Colombia’s Culture Ministry officially refused to disclose to a U.S.-based group the coordinates of the site where the wreck of a Spanish galleon was found off the coast of Cartagena in late November.
Peru is considering fining Kimberly-Clark — the American corporation behind personal care products like Kleenex — up to 12 percent of its earnings for allegedly conspiring with a competitor for nine years to set prices and coordinate promotions that helped inflate prices by as much as 20 percent.
Ecuador’s President Rafael Correa announced his country fully repaid its $650 million Global 2015 bond, marking the first time the country has fully repaid a bond in its history, despite Ecuador’s current unfavorable economic climate due to falling oil prices.

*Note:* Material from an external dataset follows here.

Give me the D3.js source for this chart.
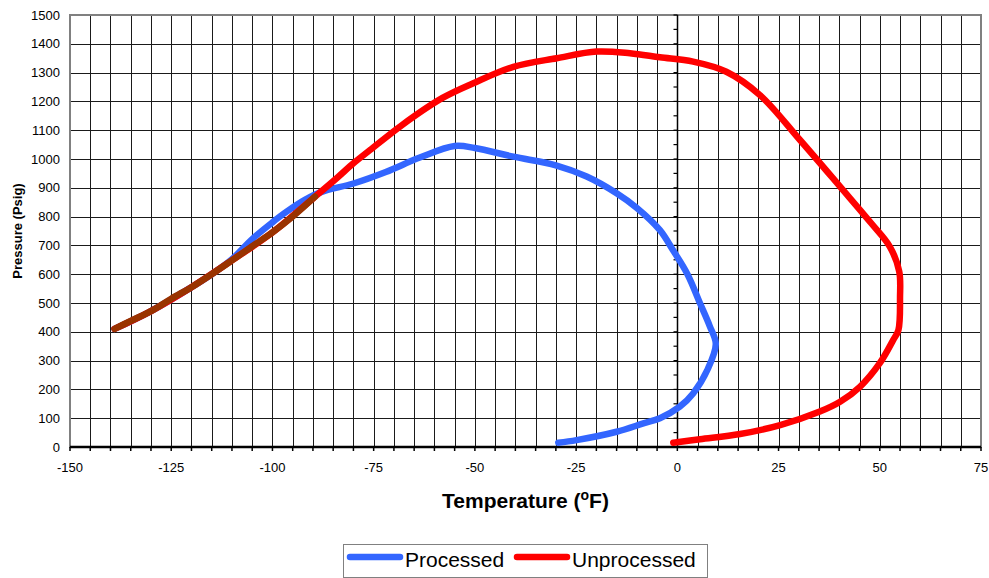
<!DOCTYPE html>
<html>
<head>
<meta charset="utf-8">
<script src="https://cdn.jsdelivr.net/npm/d3@7"></script>
<style>
  body { margin: 0; background: #fff; }
  svg { display: block; font-family: Arial, "Liberation Sans", sans-serif; }
  .grid line { stroke: #1a1a1a; stroke-width: 1; shape-rendering: crispEdges; }
  .tick-label { font-size: 13px; fill: #000; }
</style>
</head>
<body>
<svg id="chart" width="989" height="578"></svg>
<script>
// Temperature (F) / pressure (psig) points
const sharedTemp = [-139, -135, -130, -125, -120, -115, -110, -105, -100, -95, -89.5];
const sharedPres = [410, 438, 472, 515, 555, 600, 648, 697, 745, 800, 869];

const processedTemp = [-139, -130, -120, -115, -110, -105, -100, -96.5, -92, -88, -80, -72, -63.6, -55, -50, -40.5, -30, -22.4, -15, -10, -4.3, -1.1, 2.5, 5.6, 8, 9.5, 7.5, 3.9, 0.6, -4.3, -8.4, -15, -24.9, -29.4];
const processedPres = [410, 472, 555, 600, 652, 722, 780, 817, 858, 885, 915, 955, 1005, 1045, 1038, 1008, 978, 939, 881, 830, 753, 684, 600, 499, 420, 358, 270, 186, 140, 100, 82, 53, 24, 15];

const unprocessedTemp = [-139, -130, -120, -110, -100, -89.5, -84, -80, -75.9, -68, -58, -50.4, -40.5, -29.8, -19.9, -11.7, -4.3, 3.9, 12.1, 20.4, 30.3, 40.2, 48, 52.5, 54.8, 55, 54.6, 53.3, 50, 45.1, 40.2, 35.2, 25.4, 15.5, 5.6, -1];
const unprocessedPres = [410, 472, 555, 648, 745, 869, 935, 985, 1031, 1118, 1212, 1263, 1320, 1350, 1373, 1367, 1353, 1338, 1303, 1222, 1066, 904, 775, 695, 610, 520, 406, 371, 291, 209, 157, 123, 76, 45, 27, 15];

const xTicks = [-150, -125, -100, -75, -50, -25, 0, 25, 50, 75];
const yTicks = [0, 100, 200, 300, 400, 500, 600, 700, 800, 900, 1000, 1100, 1200, 1300, 1400, 1500];

const margin = { top: 15, left: 70, right: 8, bottom: 131 };
const width = 989, height = 578;

const svg = d3.select('#chart');

const x = d3.scaleLinear().domain([-150, 75]).range([margin.left, width - margin.right]);
const y = d3.scaleLinear().domain([0, 1500]).range([height - margin.bottom, margin.top]);

// gridlines
const grid = svg.append('g').attr('class', 'grid');
grid.selectAll('.vg')
  .data(d3.range(-145, 75, 5))
  .enter().append('line')
  .attr('x1', d => Math.round(x(d)) + 0.5).attr('x2', d => Math.round(x(d)) + 0.5)
  .attr('y1', y(1500)).attr('y2', y(0));
grid.selectAll('.hg')
  .data(d3.range(100, 1500, 100))
  .enter().append('line')
  .attr('x1', x(-150)).attr('x2', x(75))
  .attr('y1', d => Math.round(y(d)) + 0.5).attr('y2', d => Math.round(y(d)) + 0.5);

// plot border
svg.append('rect')
  .attr('x', x(-150)).attr('y', y(1500))
  .attr('width', x(75) - x(-150)).attr('height', y(0) - y(1500))
  .attr('fill', 'none').attr('stroke', '#808080').attr('stroke-width', 2);

// y axis sits at T = 0 with minor ticks every 50
const x0 = Math.round(x(0)) + 0.5;
svg.append('line')
  .attr('x1', x0).attr('x2', x0).attr('y1', y(1500)).attr('y2', y(0))
  .attr('stroke', '#000').attr('stroke-width', 1.5);
svg.selectAll('.ytickmark')
  .data(d3.range(0, 1501, 50))
  .enter().append('line')
  .attr('x1', x0 - 4).attr('x2', x0)
  .attr('y1', d => y(d)).attr('y2', d => y(d))
  .attr('stroke', '#000').attr('stroke-width', 1.2);

// x axis at P = 0
const y0 = y(0);
svg.append('line')
  .attr('x1', x(-150)).attr('x2', x(75)).attr('y1', y0).attr('y2', y0)
  .attr('stroke', '#000').attr('stroke-width', 2.5);
svg.selectAll('.xtickmark')
  .data(d3.range(-150, 76, 5))
  .enter().append('line')
  .attr('x1', d => x(d)).attr('x2', d => x(d))
  .attr('y1', y0).attr('y2', y0 + 4)
  .attr('stroke', '#000').attr('stroke-width', 1.5);

// tick labels
svg.selectAll('.xl')
  .data(xTicks)
  .enter().append('text')
  .attr('class', 'tick-label')
  .attr('x', d => x(d)).attr('y', y0 + 24.5)
  .attr('text-anchor', 'middle')
  .text(d => d);
svg.selectAll('.yl')
  .data(yTicks)
  .enter().append('text')
  .attr('class', 'tick-label')
  .attr('x', x(-150) - 10).attr('y', d => y(d) + 4.5)
  .attr('text-anchor', 'end')
  .text(d => d);

// axis titles
svg.append('text')
  .attr('transform', `translate(21.5,${(y(0) + y(1500)) / 2}) rotate(-90)`)
  .attr('text-anchor', 'middle')
  .attr('font-size', 13).attr('font-weight', 'bold')
  .text('Pressure (Psig)');

const xt = svg.append('text')
  .attr('x', (x(-150) + x(75)) / 2).attr('y', 508)
  .attr('text-anchor', 'middle')
  .attr('font-size', 21).attr('font-weight', 'bold');
xt.append('tspan').text('Temperature (');
xt.append('tspan').attr('font-size', 14).attr('dy', -8).text('o');
xt.append('tspan').attr('dy', 8).text('F)');

// series
const toPts = (ts, ps) => ts.map((t, i) => [t, ps[i]]);
const smooth = d3.line().x(d => x(d[0])).y(d => y(d[1])).curve(d3.curveCatmullRom.alpha(0.5));

const series = [
  { pts: toPts(processedTemp, processedPres), color: '#3366FF' },
  { pts: toPts(unprocessedTemp, unprocessedPres), color: '#FF0000' },
  { pts: toPts(sharedTemp, sharedPres), color: '#993300' }
];

svg.selectAll('.series')
  .data(series)
  .enter().append('path')
  .attr('d', d => smooth(d.pts))
  .attr('fill', 'none')
  .attr('stroke', d => d.color)
  .attr('stroke-width', 6.5)
  .attr('stroke-linecap', 'round')
  .attr('stroke-linejoin', 'round');

// legend
const legend = svg.append('g');
legend.append('rect')
  .attr('x', 343.5).attr('y', 544.5).attr('width', 364).attr('height', 33)
  .attr('fill', '#fff').attr('stroke', '#808080').attr('stroke-width', 1);
const legendItems = [
  { label: 'Processed', color: '#3366FF', x: 350 },
  { label: 'Unprocessed', color: '#FF0000', x: 517 }
];
const li = legend.selectAll('.li').data(legendItems).enter().append('g');
li.append('line')
  .attr('x1', d => d.x).attr('x2', d => d.x + 50)
  .attr('y1', 557).attr('y2', 557)
  .attr('stroke', d => d.color).attr('stroke-width', 6.5).attr('stroke-linecap', 'round');
li.append('text')
  .attr('x', d => d.x + 55).attr('y', 567)
  .attr('font-size', 21)
  .text(d => d.label);
</script>
</body>
</html>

A federal prosecutor in Argentina is attempting to re-open a case against former President Cristina Fernández that was originally filed by Alberto Nisman, the prosecutor who mysteriously died earlier this year, over his suspicion that Fernández had protected an Iranian official involved in a 1994 Buenos Aires bombing in exchange for trade benefits.
Some of Brazil’s most popular athletes and entertainers, including soccer player Pelé and singer Chico Buarque, were among 127 people who signed an open letter calling for the resignation of Marco Polo Del Nero, the president of the Brazilian Football Confederation, who was accused of participating in a bribery scheme earlier this month.
An op-ed in The New York Times written by a University of São Paulo professor lauds the young students currently occupying 100 schools in Brazil in protest of proposed public school closings, and criticizes what he says is the militarized, rigid and out-of-touch response of Brazil’s officials.
Scientists in Chile fear that light pollution may jeopardize the usually unrivaled astrological visibility in the country’s Atacama Desert, and that ground-based observational astronomy — a growing sector in Chile — is at risk in the long term.